Thursday, September 17, 2009

Cross-Talk: Perfectionism and Trading

I've written on the topic of goal setting and what the research says works best when setting goals. Surprisingly, many traders go from day to day without structuring goals for their trading. They don't review what they've done, so they have no ongoing way of learning from their experience.

One powerful prod to development is turning setbacks into goals. Each time you trade poorly, you structure a learning experience that can move you forward in the future. By treating your mistakes as opportunities, you can sustain both learning and enthusiasm. "Each bad trade is here to teach me something," is a healthy attitude that accepts fallibility, while not settling for it.

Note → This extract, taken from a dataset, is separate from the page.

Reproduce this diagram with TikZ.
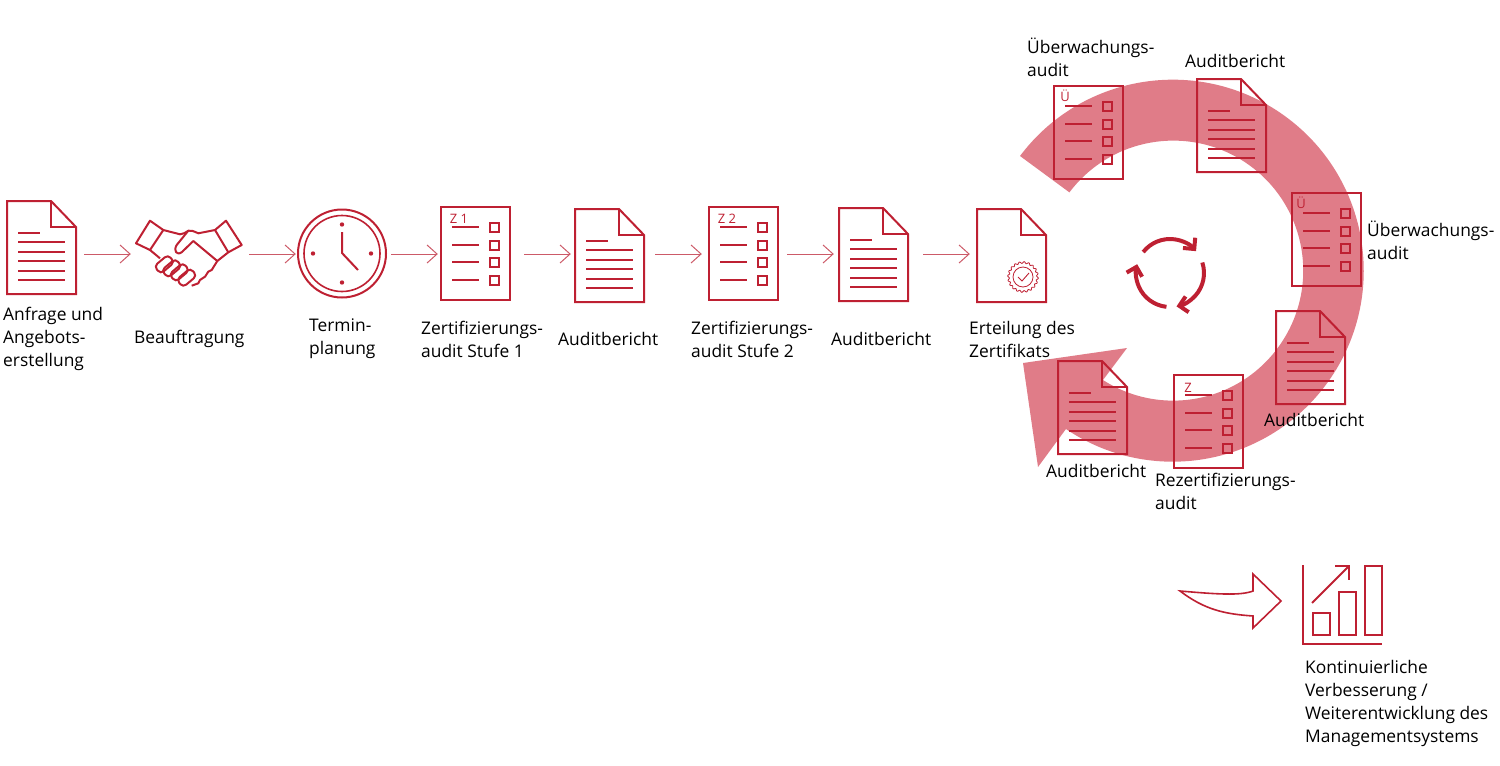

Perhaps the greatest enemy of such an attitude is perfectionism. If traders hold themselves to perfectionistic standards, it is not acceptable to fall short. Shortcomings are treated as failure experiences, not learning ones. Few people appreciate that perfectionism is actually a channeling of anger: self-directed anger. Perfectionism is not directed toward constructive self-improvement. It is designed to yield self-beratement.

Traders can hardly be expected to sustain learning and enthusiasm while filling their heads and hearts with the message: "That's not good enough!"

Abnormal Returns has recently posted on the topic of perfectionism. The post makes clear that perfectionism pushes traders to be right, not necessarily to trade well. So much of traders' success comes from learning to lose money the right way. It is difficult to learn to take losses, however, if those losses are unacceptable.

In accepting that we are less than perfect, we open the door to becoming more than who we are.